Parmi les mesures prioritaires à mettre en oeuvre dans ce projet figure un
programme de reconversion de 1 000 hectares par an entre 2000 et 2006 qui sera
mis en place dès la campagne 2000-2001. Les opérations conduites à partir du
printemps 2001 pourront donc bénéficier du nouveau régime communautaire.
Le programme d'adaptation du vignoble charentais en cours de négociation avec
la Commission européenne devra inclure également un volet d'abandon définitif
primé avec la Commission européenne. L'ensemble de ces actions pourra être
financé conjointement par l'Etat et les collectivités territoriales grâce à un
engagement de l'ONIVINS parallèle au contrat de plan Etat-région, que vous
connaissez bien.
Voilà, monsieur le sénateur, quelques premiers éléments. Vous voyez que je
n'ai rien caché dans cette affaire, puisque ce que nous avons porté à
Bruxelles, c'est ce à quoi nous nous étions engagés, qui avait été mis au point
avec les professionnels, et que je n'ai non plus rien travesti, puisque,
effectivement, la Commission a contesté nos dispositions, mais que la Cour
européenne dira le droit. Cela n'arrive pas tous les jours, mais cela arrive
fréquemment.

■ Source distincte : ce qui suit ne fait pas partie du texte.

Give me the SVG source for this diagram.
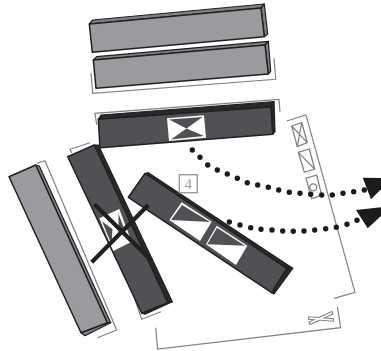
<svg xmlns="http://www.w3.org/2000/svg" width="381" height="351" viewBox="0 0 381 351">
<style>
.lt{fill:#9a9b9f;stroke:#231f20;stroke-width:1.5;stroke-linejoin:round}
.lts{fill:#808185;stroke:#231f20;stroke-width:1.2;stroke-linejoin:round}
.dk{fill:#505155;stroke:#231f20;stroke-width:1.5;stroke-linejoin:round}
.blk{fill:#2b2829;stroke:#231f20;stroke-width:1.2;stroke-linejoin:round}
.w{fill:#fff}
.wl{fill:#505155;stroke:#fff;stroke-width:1}
.br{fill:none;stroke:#808285;stroke-width:1.2}
.ic{fill:#fff;stroke:#808285;stroke-width:1.3}
.dots{fill:none;stroke:#1c1a1b;stroke-width:5.4;stroke-linecap:round}
.x{fill:none;stroke:#231f20;stroke-width:4.2}
</style>
<g id="bracket-outer"><path class="br" d="M286.7 121L306 115L355 292.3L334.3 298.3"/><path class="br" d="M155.7 327.7L157.7 349L340.7 327.7L337.3 306.7"/></g>
<g id="bar-1"><polygon class="lts" points="89.3,24 92.7,20 264.3,4 261,8"/><polygon class="lts" points="261,8 264.3,4 267.7,34 264.3,36.7"/><polygon class="lt" points="89.3,24 261,8 264.3,36.7 92.3,52.3"/></g>
<g id="bar-2"><polyline class="br" points="91,72.7 92.7,93.3 275.7,79.3 274,58.3"/><polygon class="lts" points="93.3,60 96.7,56.7 268.3,41.3 265,45"/><polygon class="lts" points="265,45 268.3,41.3 270.7,71.3 268.3,74"/><polygon class="lt" points="93.3,60 265,45 268.3,74 96,88.3"/></g>
<g id="bar-3"><polyline class="br" points="96.7,125 95,113.3 279,99.3 280,111.7"/><polygon class="blk" points="98.3,119.3 101,115 274,101.7 271,107"/><polygon class="blk" points="271,107 274,101.7 275,131.7 272.7,134.3"/><polygon class="dk" points="98.3,119.3 271,107 272.7,134.3 100,147.7"/><polygon class="w" points="167,118.3 204,115.3 206,137.7 169,141"/><polygon class="dk" style="stroke:none" points="169,119.5 202.5,117 186.5,128.5"/><polygon class="dk" style="stroke:none" points="171,139.5 204,136 186.5,128.5"/></g>
<g id="bar-left"><polyline class="br" points="36.7,163.3 45,160.7 116.7,330 97.3,337.7"/><polygon class="lts" points="35.7,165 39.3,166 110.7,322.7 107.3,322.7"/><polygon class="lts" points="81,332.7 85,335.7 110.7,322.7 107.3,322.7"/><polygon class="lt" points="9,176.7 35.7,165 107.3,322.7 81,332.7"/></g>
<g id="bar-mid"><polyline class="br" points="71.7,153 70,149.3 90,142.7"/><polyline class="br" points="135,300 141.7,319.3 161,311.7"/><polygon class="blk" points="94.3,145 98.3,145 172.3,301.7 167.7,302.7"/><polygon class="blk" points="141.7,313.3 145,314.3 172.3,301.7 167.7,302.7"/><polygon class="dk" points="67.7,156.7 94.3,145 167.7,302.7 141.7,313.3"/><polygon class="w" points="99.3,218.3 119.3,209 131.7,241.7 113.3,251"/><polygon class="wl" points="101,220 113,229 112,247"/><polygon class="wl" points="118,211 129,240 118,232"/></g>
<g id="bar-4"><polygon class="blk" points="145,173.5 148.3,172.7 292.7,268.3 286.7,268.3"/><polygon class="blk" points="286.7,268.3 292.7,268.3 274,294 271.7,292.7"/><polygon class="dk" points="128.3,197.3 145,173.5 286.7,268.3 271.7,292.7"/><polygon class="w" points="181.7,202.3 211.7,221.7 200,241 169.3,220"/><polygon class="dk" style="stroke:none" points="182,205 171,220 210,222"/><polygon class="w" points="216.7,225.7 247.3,245.7 236,265 206,244.3"/><polygon class="dk" style="stroke:none" points="217,227.7 207.3,244.3 245,245.7"/></g>
<g id="label-4"><rect x="179.3" y="174.7" width="18" height="18" fill="#fff" stroke="#9a9b9f" stroke-width="1.4"/><text x="188.3" y="189" font-family="Liberation Serif, serif" font-size="15" fill="#9a9b9f" text-anchor="middle">4</text></g>
<g id="cross"><path class="x" d="M94.3 204.3L151.7 260.7M91.7 262.3L148.3 205"/></g>
<g id="icon-1"><polygon class="ic" points="291.7,126 301.7,122.7 307.3,142.7 297.3,146.7"/><path class="br" d="M291.7 126L307.3 142.7M301.7 122.7L297.3 146.7"/></g>
<g id="icon-2"><polygon class="ic" points="298.3,152.3 309.3,149 314.7,169 304.3,172.3"/><path class="br" d="M298.3 152.3L314.7 169"/></g>
<g id="icon-3"><polygon class="ic" points="306,178.3 316.7,175 321.7,195 311.7,198.7"/><circle class="ic" cx="313.3" cy="187.3" r="3.5"/></g>
<g id="icon-4"><path fill="none" stroke="#808285" stroke-width="3.6" d="M308 318L334 320M333 312.500L309 323.500"/><path fill="none" stroke="#fff" stroke-width="1.4" d="M309 318L333 320M332 313L310 323"/></g>
<g id="connectors"><path class="dots" d="M192.3 150h0M200 157.3h0M207.7 165h0M217.3 170h0M227.3 174h0M237.3 178.3h0M247.3 182.7h0M257.7 185h0M268.3 187.3h0M278.7 190h0M289.3 192.3h0M300 193.3h0M310.7 194.3h0M321.7 195h0M332.3 195h0M343 193.3h0M353.7 191.7h0M364.3 190h0"/><polygon fill="#1c1a1b" points="362.7,177.7 392,178 371,199.300"/><path class="dots" d="M229.3 222h0M240 225h0M250.7 227.7h0M261 229.3h0M272 230h0M282.7 231h0M293.3 231.3h0M304 231h0M314.7 230h0M325.7 228.7h0M336.3 227.3h0M347 224.3h0M357 220.3h0"/><polygon fill="#1c1a1b" points="356,210 392,206 367.7,228.3"/></g>
</svg>
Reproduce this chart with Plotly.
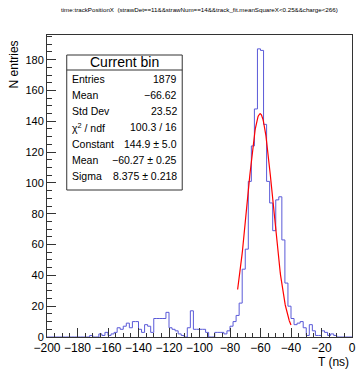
import numpy as np
import plotly.graph_objects as go

# ---------------- data ----------------
title_text = "time:trackPositionX  (strawDet==11&&strawNum==14&&track_fit.meanSquareX<0.25&&charge<266)"
x_min, x_max, n_bins = -200.0, 0.0, 100
counts = [0]*14 + [
    1, 0, 0, 2, 1, 3, 1, 2, 3, 6,
    5, 7, 9, 6, 10, 10, 5, 3, 8, 7,
    3, 12, 12, 12, 12, 16, 6, 5, 4, 2,
    1, 0, 6, 17, 5, 5, 5, 5, 3, 0,
    0, 3, 3, 3, 2, 4, 7, 10, 14, 22,
    44, 57, 101, 124, 148, 187, 186, 138, 101, 87,
    69, 89, 91, 63, 35, 20, 12, 8, 9, 10,
    6, 1, 8, 4, 1, 1, 4, 3, 1, 2,
    1] + [0]*5

fit_const, fit_mean, fit_sigma = 144.9, -60.27, 8.375
fit_range = (-75.0, -40.0)

x_tickvals = list(range(-200, 1, 20))
x_ticktext = [("\u2212" + str(-v)) if v < 0 else str(v) for v in x_tickvals]
y_tickvals = list(range(0, 181, 20))
y_ticktext = [str(v) for v in y_tickvals]

stats_header = "Current bin"
stat_labels = ["Entries", "Mean", "Std Dev", "\u03c7<sup>2</sup> / ndf", "Constant", "Mean", "Sigma"]
stat_values = ["1879", "\u221266.62", "23.52", "100.3 / 16", "144.9 \u00b1 5.0",
               "\u221260.27 \u00b1 0.25", "8.375 \u00b1 0.218"]

x_title = "T (ns)"
y_title = "N entries"

# ---------------- figure ----------------
W, H = 361, 371
L, R, T, B = 47, 356, 35, 337  # plot frame in pixels

def px(x):
    return (x - L) / (R - L)

def py(y):
    return (B - y) / (B - T)

edges = np.linspace(x_min, x_max, n_bins + 1)
step_y = list(counts) + [counts[-1]]

fx = np.linspace(fit_range[0], fit_range[1], 200)
fy = fit_const * np.exp(-0.5 * ((fx - fit_mean) / fit_sigma) ** 2)

fig = go.Figure()
fig.add_trace(go.Scatter(x=edges, y=step_y, mode="lines", line_shape="hv",
                         line=dict(color="#5a5ad8", width=1), hoverinfo="skip"))
fig.add_trace(go.Scatter(x=fx, y=fy, mode="lines",
                         line=dict(color="#ff0000", width=1.2), hoverinfo="skip"))

font_family = "Liberation Sans, Arial, sans-serif"
axis_common = dict(showgrid=False, zeroline=False, showline=True, mirror=True,
                   linecolor="#333333", linewidth=1, ticks="inside",
                   tickcolor="#333333", tickwidth=1, ticklen=9)

fig.update_xaxes(range=[x_min, x_max], tickmode="array", tickvals=x_tickvals,
                 ticktext=x_ticktext, tickfont=dict(family=font_family, size=12, color="black"),
                 minor=dict(ticks="inside", dtick=5, ticklen=4.5, tickcolor="#333333"),
                 **axis_common)
fig.update_yaxes(range=[0, 196], tickmode="array", tickvals=y_tickvals,
                 ticktext=y_ticktext, tickfont=dict(family=font_family, size=11, color="black"),
                 minor=dict(ticks="inside", dtick=5, ticklen=4.5, tickcolor="#333333"),
                 **axis_common)

shapes = [
    dict(type="rect", xref="paper", yref="paper", x0=px(67), x1=px(184), y0=py(190), y1=py(55),
         line=dict(color="#333333", width=1), fillcolor="white", layer="above"),
    dict(type="line", xref="paper", yref="paper", x0=px(67), x1=px(184), y0=py(70), y1=py(70),
         line=dict(color="#333333", width=1), layer="above"),
]

annotations = [
    dict(text=title_text, xref="paper", yref="paper", x=(202 - L) / (R - L), y=py(10),
         showarrow=False, font=dict(family=font_family, size=6.2, color="black"),
         xanchor="center", yanchor="middle"),
    dict(text=stats_header, xref="paper", yref="paper", x=px(125.5), y=py(62.5),
         showarrow=False, font=dict(family=font_family, size=14, color="black"),
         xanchor="center", yanchor="middle"),
    dict(text=x_title, xref="paper", yref="paper", x=px(355), y=py(362),
         showarrow=False, font=dict(family=font_family, size=12, color="black"),
         xanchor="right", yanchor="middle"),
    dict(text=y_title, xref="paper", yref="paper", x=px(14), y=py(38),
         showarrow=False, textangle=-90, font=dict(family=font_family, size=12, color="black"),
         xanchor="center", yanchor="top"),
]
row_y = [79, 95, 111, 127.5, 144, 160, 176]
for lab, val, yy in zip(stat_labels, stat_values, row_y):
    annotations.append(dict(text=lab, xref="paper", yref="paper", x=px(70.5), y=py(yy),
                            showarrow=False, font=dict(family=font_family, size=10.5, color="black"),
                            xanchor="left", yanchor="middle"))
    annotations.append(dict(text=val, xref="paper", yref="paper", x=px(180.5), y=py(yy),
                            showarrow=False, font=dict(family=font_family, size=10.5, color="black"),
                            xanchor="right", yanchor="middle"))

fig.update_layout(width=W, height=H, margin=dict(l=L, r=W - R, t=T, b=H - B),
                  paper_bgcolor="white", plot_bgcolor="white", showlegend=False,
                  shapes=shapes, annotations=annotations)

fig.write_html("out.html")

C'est aussi une de nos manières de fonctionner couramment qui nous
permettra d'y voir plus clair à l'avenir.
M. Jean-Pierre Raffarin.
Je demande la parole.
M. le président.
La parole est à M. Raffarin.
M. Jean-Pierre Raffarin.
Je prends acte de vos engagements, monsieur le ministre, et je vous en
remercie.
En effet, ce dossier a besoin de transparence parce qu'il mobilise de très
nombreux acteurs. Je me réjouis des précisions qui sont apportées. Sachez que
les collectivités territoriales vous apporteront tout leur soutien pour que les
viticulteurs puissent être aidés. Je tiens à vous le dire.
Si, comme je le crois, il sera nécessaire, à un moment ou à un autre, qu'il y
ait vraiment une base tripartite entre l'Europe, l'Etat et les acteurs locaux,
les collectivités territoriales, départements et régions, seront prêtes à
s'asseoir autour de la table pour poursuivre le renouveau du Cognac.